Rows from a dataset of charts and code:
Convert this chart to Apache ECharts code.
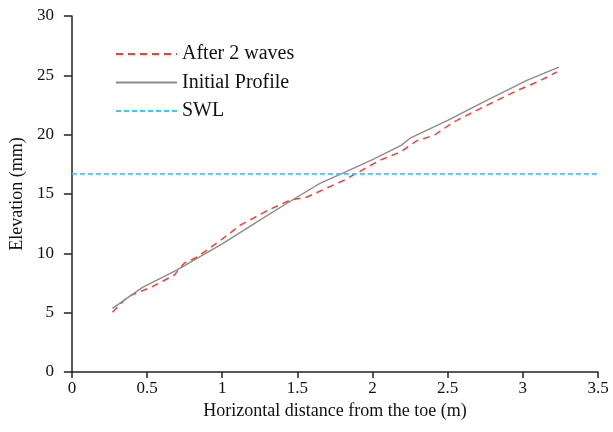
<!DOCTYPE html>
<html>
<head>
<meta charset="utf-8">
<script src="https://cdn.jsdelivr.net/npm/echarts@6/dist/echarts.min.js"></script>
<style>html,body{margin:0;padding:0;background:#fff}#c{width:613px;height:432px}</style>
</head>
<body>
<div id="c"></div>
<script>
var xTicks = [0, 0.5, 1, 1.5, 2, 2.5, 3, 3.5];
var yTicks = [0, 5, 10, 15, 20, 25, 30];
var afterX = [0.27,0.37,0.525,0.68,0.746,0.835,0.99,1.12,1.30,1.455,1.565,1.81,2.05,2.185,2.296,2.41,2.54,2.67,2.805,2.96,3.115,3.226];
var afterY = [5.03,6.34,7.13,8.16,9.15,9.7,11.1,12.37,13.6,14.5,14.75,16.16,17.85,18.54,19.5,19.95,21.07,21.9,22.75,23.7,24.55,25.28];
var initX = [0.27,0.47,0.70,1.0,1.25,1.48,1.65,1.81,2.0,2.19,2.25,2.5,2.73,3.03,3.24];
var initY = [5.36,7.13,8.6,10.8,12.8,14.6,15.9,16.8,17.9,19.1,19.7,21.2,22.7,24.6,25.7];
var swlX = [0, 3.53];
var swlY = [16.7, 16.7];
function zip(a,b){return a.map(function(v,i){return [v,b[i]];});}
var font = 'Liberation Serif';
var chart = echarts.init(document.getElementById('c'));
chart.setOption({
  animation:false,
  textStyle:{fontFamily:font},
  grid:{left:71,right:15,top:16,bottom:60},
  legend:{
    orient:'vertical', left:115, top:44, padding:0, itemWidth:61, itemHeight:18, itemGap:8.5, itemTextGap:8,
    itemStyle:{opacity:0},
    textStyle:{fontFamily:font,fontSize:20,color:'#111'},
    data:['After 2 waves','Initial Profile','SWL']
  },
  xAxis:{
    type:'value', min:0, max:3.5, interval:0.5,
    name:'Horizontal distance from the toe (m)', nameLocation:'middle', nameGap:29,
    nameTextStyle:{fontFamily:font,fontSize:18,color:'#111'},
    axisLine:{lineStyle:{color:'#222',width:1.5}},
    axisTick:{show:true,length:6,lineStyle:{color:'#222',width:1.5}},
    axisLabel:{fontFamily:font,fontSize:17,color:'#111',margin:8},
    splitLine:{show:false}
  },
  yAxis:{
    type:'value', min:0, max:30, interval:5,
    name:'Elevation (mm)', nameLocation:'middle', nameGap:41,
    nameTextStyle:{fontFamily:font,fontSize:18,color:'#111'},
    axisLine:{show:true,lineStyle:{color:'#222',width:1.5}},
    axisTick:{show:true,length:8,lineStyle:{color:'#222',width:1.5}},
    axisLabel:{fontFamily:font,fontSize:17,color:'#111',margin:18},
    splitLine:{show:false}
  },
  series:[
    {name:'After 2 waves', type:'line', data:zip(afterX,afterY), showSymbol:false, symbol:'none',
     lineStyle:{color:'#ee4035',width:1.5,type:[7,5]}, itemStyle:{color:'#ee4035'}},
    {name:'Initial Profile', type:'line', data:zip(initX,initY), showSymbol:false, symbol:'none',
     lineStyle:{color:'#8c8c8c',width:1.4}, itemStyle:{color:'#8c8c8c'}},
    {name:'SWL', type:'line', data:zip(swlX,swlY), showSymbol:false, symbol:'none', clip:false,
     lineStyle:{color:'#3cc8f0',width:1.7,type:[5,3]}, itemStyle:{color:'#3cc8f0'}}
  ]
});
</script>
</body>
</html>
--
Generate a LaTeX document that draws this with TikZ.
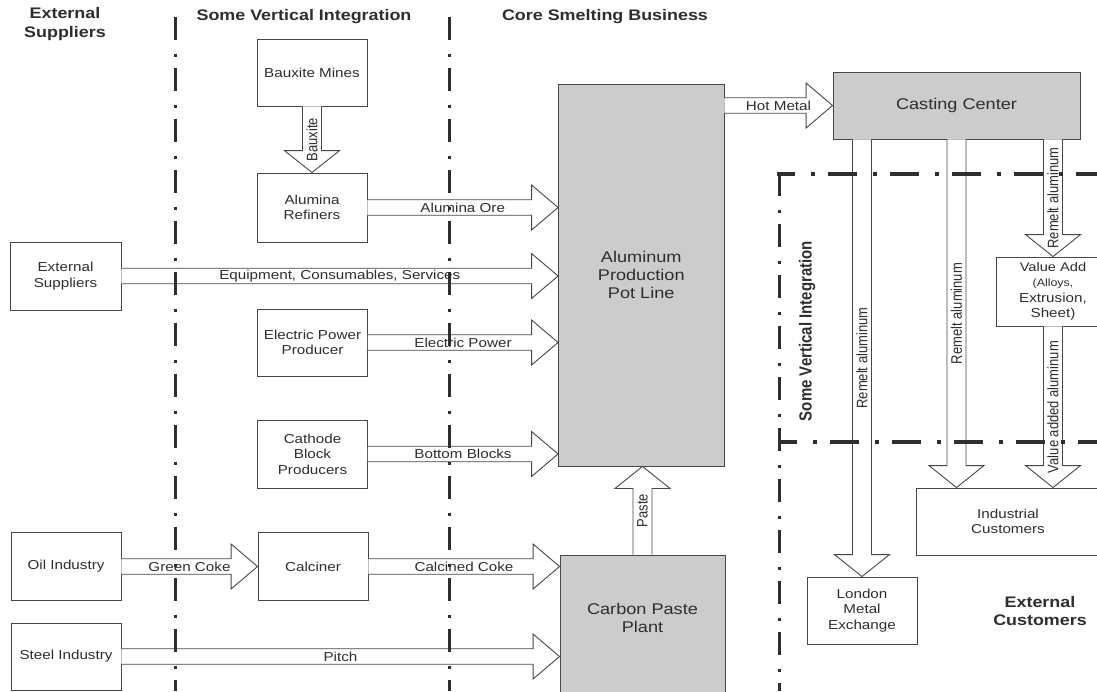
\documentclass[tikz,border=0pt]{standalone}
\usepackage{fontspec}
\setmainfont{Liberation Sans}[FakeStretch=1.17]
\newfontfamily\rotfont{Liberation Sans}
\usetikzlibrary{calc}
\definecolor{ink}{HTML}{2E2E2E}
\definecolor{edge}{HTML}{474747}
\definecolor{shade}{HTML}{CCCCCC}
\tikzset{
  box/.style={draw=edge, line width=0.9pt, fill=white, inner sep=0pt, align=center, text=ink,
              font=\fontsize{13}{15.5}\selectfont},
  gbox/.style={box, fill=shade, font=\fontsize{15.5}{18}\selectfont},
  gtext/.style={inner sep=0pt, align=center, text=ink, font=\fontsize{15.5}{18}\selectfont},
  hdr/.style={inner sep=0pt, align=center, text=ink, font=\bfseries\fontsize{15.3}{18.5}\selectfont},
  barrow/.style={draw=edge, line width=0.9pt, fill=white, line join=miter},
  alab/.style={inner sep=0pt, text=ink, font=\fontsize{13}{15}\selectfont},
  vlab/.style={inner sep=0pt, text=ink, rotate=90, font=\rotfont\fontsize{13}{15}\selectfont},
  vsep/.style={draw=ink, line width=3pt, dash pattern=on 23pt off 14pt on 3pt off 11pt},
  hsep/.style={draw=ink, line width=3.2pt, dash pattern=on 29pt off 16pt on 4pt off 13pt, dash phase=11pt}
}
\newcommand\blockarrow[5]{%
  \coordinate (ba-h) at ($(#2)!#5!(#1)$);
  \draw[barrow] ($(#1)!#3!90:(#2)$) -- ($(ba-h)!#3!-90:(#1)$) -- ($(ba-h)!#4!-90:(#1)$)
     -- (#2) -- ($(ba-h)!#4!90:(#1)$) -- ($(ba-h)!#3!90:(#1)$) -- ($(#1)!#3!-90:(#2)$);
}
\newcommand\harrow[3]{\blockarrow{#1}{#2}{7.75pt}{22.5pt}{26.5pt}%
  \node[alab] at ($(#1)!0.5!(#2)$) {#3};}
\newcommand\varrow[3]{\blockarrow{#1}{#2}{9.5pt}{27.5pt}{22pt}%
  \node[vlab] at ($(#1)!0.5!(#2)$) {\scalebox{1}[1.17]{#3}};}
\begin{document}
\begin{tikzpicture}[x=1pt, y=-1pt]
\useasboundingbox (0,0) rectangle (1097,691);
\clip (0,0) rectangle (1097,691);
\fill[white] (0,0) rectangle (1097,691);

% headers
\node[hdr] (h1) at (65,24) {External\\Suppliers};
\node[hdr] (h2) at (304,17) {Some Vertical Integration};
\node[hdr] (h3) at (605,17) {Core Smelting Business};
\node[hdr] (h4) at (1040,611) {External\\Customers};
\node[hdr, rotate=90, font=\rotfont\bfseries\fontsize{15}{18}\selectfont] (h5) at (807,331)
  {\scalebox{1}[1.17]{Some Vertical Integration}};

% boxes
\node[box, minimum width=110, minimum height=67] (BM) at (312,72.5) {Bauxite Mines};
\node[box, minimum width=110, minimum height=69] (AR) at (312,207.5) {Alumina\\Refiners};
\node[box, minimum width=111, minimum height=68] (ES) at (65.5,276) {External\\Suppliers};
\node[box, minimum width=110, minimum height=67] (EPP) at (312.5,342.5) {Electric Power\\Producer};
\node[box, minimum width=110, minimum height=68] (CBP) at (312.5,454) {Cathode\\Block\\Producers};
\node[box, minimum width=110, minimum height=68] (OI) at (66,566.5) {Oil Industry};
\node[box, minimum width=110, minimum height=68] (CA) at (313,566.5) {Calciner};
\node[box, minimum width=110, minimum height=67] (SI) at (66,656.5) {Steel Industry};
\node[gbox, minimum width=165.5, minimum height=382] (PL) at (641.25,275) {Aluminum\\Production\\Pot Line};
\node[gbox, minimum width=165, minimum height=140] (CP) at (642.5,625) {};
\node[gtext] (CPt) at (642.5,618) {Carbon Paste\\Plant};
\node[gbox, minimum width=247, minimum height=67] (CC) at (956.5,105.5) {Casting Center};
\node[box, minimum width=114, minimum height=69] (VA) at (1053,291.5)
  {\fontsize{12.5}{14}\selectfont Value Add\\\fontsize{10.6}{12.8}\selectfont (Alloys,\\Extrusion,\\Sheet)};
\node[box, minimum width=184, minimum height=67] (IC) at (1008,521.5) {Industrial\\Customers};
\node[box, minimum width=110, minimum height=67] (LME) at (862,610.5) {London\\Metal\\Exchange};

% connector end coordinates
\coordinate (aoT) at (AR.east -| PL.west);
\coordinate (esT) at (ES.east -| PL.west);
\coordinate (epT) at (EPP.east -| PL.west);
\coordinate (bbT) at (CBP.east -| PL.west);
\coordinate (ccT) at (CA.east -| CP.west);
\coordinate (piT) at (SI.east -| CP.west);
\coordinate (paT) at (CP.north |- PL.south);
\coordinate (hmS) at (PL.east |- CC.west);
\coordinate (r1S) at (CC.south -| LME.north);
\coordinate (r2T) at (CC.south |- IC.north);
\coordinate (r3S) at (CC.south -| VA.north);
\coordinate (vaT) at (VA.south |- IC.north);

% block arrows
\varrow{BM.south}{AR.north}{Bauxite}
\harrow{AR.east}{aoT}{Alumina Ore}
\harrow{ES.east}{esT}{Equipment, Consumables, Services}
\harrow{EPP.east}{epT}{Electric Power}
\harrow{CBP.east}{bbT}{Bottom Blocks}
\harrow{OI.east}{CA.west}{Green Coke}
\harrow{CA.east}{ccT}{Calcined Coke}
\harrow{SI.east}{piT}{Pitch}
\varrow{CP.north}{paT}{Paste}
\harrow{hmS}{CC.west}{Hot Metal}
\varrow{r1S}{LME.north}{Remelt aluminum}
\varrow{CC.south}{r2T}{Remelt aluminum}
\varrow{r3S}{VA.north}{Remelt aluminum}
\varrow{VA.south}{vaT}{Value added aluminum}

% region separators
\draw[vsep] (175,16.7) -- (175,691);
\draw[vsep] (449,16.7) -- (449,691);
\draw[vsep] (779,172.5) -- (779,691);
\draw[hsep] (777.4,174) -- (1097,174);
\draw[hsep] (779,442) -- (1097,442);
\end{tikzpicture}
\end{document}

**WHAT IS NEEDED**
Find the lines containing "this" and pull them out.

**CORRECT ANSWER**
Convert this chart to Apache ECharts code.
Generate a LaTeX document that draws this with TikZ.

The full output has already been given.